[Job]:
Locate each line holding the string "with" and copy it.

* begin *

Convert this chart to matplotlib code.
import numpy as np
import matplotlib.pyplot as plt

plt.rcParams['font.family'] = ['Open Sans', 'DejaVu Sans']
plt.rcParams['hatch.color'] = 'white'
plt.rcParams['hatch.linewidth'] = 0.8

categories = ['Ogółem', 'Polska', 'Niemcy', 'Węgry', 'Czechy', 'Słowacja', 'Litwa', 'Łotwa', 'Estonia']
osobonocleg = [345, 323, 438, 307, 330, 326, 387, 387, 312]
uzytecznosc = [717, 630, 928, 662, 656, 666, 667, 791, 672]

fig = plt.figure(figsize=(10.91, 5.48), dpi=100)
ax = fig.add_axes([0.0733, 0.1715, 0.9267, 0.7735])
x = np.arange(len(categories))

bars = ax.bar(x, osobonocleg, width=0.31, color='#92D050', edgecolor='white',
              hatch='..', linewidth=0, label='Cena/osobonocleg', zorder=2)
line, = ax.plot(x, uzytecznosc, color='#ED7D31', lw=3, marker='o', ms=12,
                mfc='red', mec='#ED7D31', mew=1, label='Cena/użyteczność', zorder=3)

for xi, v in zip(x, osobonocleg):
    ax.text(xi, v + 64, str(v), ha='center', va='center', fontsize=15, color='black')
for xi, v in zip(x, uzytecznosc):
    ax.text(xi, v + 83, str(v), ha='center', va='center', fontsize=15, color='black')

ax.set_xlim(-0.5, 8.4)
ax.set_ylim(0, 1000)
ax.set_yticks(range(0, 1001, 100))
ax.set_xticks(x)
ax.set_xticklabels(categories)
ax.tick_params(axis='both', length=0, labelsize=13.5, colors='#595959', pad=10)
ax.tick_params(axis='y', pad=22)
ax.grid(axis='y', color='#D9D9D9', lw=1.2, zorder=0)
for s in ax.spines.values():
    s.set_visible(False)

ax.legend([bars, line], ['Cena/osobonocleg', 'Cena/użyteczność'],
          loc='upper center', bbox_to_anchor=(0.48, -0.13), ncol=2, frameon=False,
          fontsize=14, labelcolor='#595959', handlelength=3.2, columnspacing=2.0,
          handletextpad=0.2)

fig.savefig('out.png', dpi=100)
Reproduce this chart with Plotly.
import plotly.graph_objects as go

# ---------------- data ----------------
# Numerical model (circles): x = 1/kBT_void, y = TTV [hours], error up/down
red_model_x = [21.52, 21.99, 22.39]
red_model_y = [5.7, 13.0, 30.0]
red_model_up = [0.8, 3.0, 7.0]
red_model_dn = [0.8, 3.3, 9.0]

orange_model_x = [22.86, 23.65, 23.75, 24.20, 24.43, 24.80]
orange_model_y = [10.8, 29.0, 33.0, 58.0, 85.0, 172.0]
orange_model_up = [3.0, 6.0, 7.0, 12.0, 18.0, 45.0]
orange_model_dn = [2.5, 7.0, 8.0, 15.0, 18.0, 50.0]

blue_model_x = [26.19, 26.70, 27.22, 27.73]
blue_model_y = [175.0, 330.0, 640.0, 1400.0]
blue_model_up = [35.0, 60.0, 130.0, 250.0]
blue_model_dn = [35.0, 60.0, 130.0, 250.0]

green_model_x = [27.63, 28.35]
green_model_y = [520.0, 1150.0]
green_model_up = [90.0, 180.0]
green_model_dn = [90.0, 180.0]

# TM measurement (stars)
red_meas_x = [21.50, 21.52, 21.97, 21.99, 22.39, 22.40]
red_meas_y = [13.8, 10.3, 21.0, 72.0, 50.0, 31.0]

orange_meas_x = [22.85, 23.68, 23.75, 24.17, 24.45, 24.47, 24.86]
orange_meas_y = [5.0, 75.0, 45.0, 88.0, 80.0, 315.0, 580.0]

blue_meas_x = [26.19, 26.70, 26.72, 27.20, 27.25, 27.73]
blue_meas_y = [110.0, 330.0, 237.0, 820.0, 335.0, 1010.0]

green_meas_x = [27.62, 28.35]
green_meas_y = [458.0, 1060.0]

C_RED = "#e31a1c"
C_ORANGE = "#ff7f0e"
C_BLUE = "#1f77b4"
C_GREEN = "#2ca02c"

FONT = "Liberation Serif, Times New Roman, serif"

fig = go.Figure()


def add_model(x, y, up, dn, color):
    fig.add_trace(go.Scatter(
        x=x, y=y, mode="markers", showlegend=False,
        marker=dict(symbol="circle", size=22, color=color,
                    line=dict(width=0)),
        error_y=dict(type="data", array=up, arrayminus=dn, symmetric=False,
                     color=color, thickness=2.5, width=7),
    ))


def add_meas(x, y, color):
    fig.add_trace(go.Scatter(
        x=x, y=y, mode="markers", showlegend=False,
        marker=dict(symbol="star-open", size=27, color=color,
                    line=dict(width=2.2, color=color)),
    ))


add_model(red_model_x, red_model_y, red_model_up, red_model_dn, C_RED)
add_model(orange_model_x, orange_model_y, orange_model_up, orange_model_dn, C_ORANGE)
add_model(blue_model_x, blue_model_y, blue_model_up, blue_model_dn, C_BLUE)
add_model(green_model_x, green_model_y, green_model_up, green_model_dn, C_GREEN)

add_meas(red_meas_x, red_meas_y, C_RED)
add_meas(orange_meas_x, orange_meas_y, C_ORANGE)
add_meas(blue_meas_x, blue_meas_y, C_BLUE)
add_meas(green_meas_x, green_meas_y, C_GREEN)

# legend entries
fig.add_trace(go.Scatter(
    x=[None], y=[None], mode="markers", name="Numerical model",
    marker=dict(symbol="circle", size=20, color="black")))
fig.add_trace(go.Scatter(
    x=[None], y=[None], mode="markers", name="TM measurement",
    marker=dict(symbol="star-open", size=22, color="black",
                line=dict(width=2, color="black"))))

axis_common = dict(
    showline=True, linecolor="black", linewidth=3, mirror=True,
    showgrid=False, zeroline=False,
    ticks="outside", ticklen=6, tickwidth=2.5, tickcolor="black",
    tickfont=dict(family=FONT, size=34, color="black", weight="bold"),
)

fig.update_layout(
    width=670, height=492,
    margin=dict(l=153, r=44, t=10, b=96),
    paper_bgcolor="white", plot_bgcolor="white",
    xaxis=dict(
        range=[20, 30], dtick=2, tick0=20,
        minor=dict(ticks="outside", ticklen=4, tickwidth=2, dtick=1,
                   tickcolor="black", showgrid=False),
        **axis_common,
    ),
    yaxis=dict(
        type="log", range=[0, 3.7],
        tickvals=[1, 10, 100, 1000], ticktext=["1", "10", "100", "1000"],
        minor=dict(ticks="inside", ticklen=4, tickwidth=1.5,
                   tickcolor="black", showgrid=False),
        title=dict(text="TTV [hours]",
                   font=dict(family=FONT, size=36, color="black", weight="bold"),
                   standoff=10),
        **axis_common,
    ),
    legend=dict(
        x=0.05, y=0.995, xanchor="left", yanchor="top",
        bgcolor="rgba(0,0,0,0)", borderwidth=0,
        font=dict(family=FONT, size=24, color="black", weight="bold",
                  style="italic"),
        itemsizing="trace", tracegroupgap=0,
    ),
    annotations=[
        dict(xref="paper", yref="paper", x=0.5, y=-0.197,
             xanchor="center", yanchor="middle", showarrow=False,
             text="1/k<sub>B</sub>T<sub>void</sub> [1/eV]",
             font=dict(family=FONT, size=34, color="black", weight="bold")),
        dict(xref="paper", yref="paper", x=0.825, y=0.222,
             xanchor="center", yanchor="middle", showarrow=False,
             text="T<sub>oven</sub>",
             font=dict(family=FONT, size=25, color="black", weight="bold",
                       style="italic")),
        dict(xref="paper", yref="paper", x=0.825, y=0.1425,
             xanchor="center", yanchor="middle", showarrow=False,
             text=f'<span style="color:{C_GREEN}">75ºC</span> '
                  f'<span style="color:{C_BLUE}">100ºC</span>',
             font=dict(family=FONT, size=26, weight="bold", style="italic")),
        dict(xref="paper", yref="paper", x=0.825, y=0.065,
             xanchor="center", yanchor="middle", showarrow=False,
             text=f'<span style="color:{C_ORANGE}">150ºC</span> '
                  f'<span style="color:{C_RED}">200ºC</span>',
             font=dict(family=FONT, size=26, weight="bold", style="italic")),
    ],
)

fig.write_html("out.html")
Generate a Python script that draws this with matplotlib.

* end *

[Output for this exercise]:
Reproduce this chart with Plotly.
Generate a Python script that draws this with matplotlib.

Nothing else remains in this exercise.